=== Requirements ===
Across the entries below, count the lines in which the word "this" occurs. Reply with the count alone.
— Start Record list —
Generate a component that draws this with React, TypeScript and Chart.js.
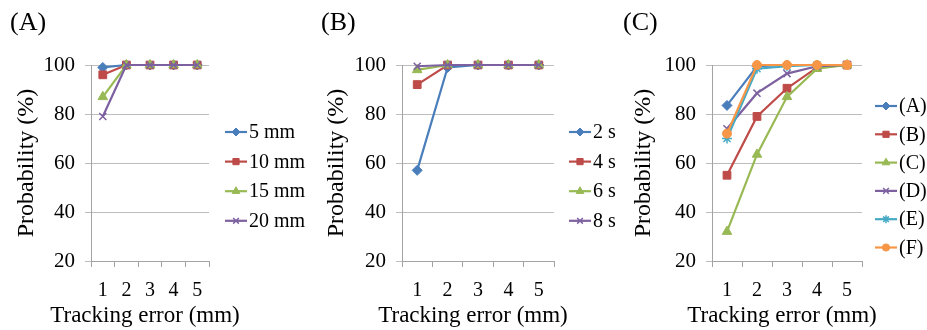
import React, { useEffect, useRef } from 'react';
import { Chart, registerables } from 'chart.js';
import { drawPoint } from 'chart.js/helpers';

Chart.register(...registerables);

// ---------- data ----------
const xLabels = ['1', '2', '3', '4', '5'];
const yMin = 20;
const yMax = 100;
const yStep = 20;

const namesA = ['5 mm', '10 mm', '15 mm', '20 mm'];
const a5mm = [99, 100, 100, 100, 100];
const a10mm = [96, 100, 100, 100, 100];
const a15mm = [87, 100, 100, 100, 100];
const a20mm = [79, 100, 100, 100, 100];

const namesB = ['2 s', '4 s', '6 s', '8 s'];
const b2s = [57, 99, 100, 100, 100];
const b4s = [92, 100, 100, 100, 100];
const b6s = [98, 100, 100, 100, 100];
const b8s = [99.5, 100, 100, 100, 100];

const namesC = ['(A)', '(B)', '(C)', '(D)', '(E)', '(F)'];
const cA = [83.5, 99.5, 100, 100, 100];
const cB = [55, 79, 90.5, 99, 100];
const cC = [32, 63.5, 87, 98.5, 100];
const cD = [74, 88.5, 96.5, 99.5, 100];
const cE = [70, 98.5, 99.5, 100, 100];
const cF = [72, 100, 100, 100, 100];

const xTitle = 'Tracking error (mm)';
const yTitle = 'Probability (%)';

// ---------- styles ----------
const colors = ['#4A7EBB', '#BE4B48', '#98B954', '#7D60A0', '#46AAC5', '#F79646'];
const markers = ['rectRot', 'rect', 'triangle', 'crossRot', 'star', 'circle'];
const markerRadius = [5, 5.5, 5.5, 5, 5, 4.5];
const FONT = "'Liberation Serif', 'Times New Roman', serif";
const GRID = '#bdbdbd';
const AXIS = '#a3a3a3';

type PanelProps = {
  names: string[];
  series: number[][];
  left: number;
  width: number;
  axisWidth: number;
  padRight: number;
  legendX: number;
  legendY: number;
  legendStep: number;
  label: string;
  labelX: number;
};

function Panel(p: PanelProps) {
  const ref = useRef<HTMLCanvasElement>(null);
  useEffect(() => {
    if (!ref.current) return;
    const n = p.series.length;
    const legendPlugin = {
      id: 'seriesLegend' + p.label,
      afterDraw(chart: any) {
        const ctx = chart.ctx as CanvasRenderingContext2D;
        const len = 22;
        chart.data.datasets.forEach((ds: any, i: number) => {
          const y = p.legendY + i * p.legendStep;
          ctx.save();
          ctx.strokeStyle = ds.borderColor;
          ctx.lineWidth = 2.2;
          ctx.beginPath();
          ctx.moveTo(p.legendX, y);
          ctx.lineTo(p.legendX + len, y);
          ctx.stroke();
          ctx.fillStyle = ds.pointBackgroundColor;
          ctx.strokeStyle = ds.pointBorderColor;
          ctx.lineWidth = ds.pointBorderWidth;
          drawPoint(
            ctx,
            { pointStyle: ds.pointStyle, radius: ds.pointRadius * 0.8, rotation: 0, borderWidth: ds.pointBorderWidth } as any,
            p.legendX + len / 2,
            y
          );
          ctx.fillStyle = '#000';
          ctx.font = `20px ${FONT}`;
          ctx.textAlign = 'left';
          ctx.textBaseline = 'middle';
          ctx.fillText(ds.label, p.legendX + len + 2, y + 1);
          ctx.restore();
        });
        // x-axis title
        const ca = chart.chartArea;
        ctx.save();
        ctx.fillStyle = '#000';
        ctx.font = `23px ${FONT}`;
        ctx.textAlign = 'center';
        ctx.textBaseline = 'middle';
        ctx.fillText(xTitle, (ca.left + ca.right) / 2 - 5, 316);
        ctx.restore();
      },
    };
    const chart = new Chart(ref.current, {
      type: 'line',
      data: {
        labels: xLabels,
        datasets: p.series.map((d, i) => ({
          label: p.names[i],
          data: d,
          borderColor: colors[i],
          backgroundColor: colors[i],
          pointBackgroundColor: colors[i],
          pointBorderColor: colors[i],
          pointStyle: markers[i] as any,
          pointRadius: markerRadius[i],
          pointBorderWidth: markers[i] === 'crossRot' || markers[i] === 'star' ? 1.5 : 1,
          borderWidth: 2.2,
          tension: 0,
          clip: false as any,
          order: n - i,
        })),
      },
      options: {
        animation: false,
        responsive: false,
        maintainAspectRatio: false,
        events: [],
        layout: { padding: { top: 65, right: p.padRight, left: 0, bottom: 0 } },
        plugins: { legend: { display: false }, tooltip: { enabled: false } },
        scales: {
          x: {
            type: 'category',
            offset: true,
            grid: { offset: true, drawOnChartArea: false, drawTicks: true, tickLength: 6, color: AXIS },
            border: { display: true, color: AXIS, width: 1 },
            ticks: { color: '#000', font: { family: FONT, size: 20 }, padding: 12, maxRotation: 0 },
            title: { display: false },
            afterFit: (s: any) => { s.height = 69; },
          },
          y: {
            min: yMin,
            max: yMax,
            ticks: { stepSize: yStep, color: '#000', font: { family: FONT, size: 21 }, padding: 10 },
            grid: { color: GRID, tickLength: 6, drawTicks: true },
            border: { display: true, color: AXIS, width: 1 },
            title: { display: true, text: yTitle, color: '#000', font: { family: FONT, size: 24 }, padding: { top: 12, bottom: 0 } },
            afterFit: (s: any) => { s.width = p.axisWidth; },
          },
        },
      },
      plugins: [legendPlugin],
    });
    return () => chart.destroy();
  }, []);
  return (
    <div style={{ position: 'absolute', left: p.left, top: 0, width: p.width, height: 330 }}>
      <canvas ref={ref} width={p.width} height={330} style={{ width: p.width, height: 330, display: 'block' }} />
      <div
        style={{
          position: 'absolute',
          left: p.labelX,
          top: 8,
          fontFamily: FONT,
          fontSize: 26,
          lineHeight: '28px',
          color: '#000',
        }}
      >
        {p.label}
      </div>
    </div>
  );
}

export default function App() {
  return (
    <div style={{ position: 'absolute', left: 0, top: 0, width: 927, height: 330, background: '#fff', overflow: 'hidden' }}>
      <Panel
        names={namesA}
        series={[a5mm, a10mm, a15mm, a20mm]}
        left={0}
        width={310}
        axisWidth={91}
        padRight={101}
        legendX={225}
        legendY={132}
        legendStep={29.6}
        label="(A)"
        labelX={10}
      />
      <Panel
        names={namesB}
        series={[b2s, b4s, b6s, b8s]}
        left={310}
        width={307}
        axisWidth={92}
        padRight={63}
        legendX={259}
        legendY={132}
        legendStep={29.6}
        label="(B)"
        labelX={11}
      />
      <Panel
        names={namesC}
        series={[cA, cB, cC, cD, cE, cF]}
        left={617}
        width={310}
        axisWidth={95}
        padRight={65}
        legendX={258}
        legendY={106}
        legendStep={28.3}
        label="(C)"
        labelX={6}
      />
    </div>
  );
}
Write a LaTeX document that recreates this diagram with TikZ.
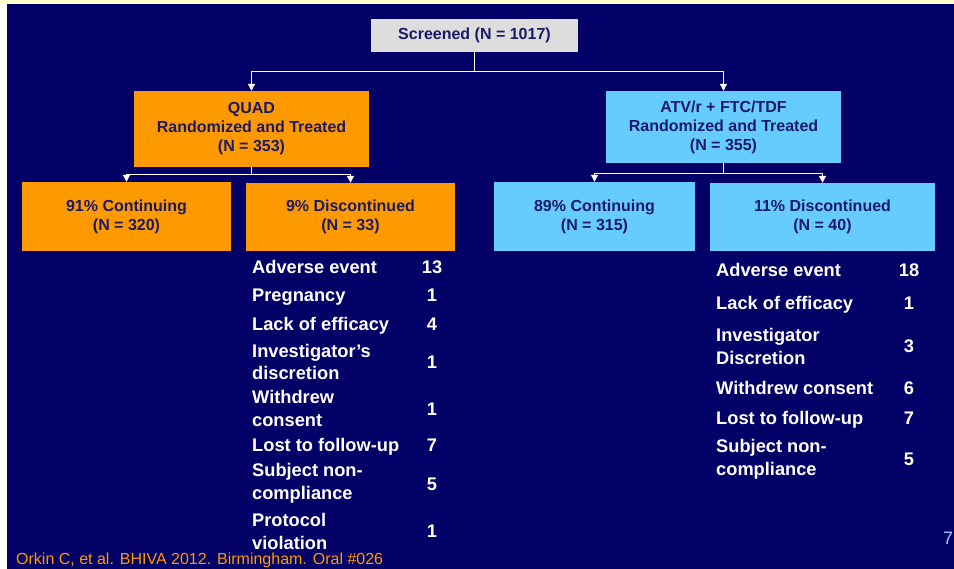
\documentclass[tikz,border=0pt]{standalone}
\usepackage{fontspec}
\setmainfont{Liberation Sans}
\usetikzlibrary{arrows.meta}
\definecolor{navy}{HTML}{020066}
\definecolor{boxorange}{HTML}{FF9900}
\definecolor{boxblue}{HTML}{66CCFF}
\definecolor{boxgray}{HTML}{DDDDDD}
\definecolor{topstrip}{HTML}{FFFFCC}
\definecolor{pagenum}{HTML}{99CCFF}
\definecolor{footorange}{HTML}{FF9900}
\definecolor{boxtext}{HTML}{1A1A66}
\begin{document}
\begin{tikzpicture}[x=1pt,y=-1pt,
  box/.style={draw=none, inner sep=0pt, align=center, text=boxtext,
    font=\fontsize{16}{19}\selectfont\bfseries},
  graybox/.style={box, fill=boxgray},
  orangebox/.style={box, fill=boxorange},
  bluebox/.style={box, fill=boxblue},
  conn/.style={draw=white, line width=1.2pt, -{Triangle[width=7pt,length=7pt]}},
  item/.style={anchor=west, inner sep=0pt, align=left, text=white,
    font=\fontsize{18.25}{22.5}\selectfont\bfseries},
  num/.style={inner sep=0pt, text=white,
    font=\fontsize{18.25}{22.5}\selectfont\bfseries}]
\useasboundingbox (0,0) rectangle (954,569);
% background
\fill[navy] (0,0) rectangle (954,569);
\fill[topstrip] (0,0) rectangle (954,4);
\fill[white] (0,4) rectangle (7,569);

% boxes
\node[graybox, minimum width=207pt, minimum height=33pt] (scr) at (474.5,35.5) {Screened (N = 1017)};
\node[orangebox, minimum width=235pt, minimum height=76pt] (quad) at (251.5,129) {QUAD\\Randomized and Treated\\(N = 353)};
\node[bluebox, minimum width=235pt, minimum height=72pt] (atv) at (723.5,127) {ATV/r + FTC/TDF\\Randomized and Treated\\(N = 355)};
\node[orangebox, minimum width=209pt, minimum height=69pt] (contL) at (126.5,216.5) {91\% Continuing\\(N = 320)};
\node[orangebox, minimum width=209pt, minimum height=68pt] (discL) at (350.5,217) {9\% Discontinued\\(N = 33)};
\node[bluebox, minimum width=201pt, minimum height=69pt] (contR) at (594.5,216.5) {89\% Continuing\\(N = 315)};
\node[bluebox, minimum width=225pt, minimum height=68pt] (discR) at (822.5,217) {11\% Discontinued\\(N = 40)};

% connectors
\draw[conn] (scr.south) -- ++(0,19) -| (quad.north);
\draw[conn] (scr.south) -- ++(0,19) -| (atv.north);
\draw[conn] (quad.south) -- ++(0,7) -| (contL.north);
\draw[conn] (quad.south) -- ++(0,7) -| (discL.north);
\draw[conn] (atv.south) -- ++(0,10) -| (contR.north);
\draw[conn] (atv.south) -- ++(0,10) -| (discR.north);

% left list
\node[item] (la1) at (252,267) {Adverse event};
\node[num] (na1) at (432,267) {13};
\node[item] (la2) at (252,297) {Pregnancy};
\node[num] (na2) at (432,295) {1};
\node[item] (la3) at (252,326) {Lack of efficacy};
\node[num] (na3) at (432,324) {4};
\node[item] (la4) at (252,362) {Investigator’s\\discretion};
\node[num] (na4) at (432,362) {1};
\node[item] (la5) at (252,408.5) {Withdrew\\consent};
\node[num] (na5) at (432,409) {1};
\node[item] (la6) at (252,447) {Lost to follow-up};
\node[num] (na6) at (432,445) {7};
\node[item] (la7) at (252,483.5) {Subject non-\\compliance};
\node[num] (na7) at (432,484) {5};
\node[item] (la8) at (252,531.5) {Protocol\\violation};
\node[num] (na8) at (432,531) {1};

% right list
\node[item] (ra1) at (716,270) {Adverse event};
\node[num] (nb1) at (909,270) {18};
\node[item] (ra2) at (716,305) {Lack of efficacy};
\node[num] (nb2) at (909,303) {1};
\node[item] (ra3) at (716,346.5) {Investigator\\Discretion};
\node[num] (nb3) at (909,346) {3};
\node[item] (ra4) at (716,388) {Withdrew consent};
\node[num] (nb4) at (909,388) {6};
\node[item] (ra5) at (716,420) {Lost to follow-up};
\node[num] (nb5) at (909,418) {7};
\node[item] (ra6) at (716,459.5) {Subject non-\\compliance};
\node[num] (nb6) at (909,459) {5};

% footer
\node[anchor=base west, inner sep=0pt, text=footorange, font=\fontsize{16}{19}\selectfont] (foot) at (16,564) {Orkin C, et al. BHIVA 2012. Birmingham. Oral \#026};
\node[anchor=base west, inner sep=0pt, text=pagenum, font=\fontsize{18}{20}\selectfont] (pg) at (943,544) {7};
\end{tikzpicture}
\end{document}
— End Record list —
— Start Record list —
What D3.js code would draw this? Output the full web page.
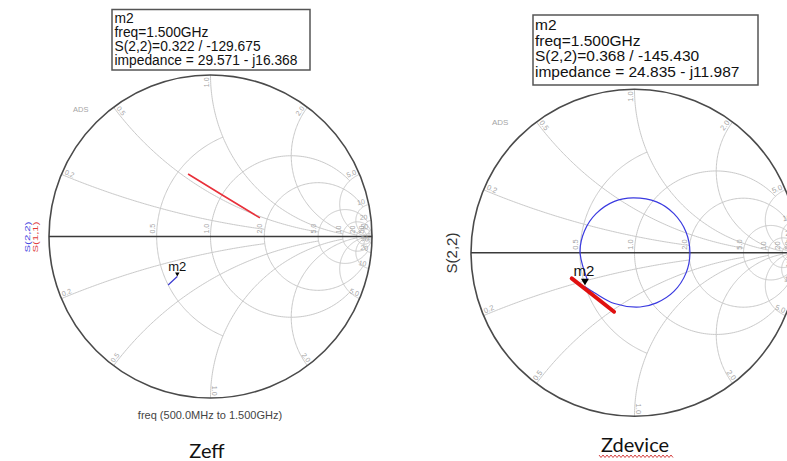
— End Record list —
=== Reply to the exercise ===
3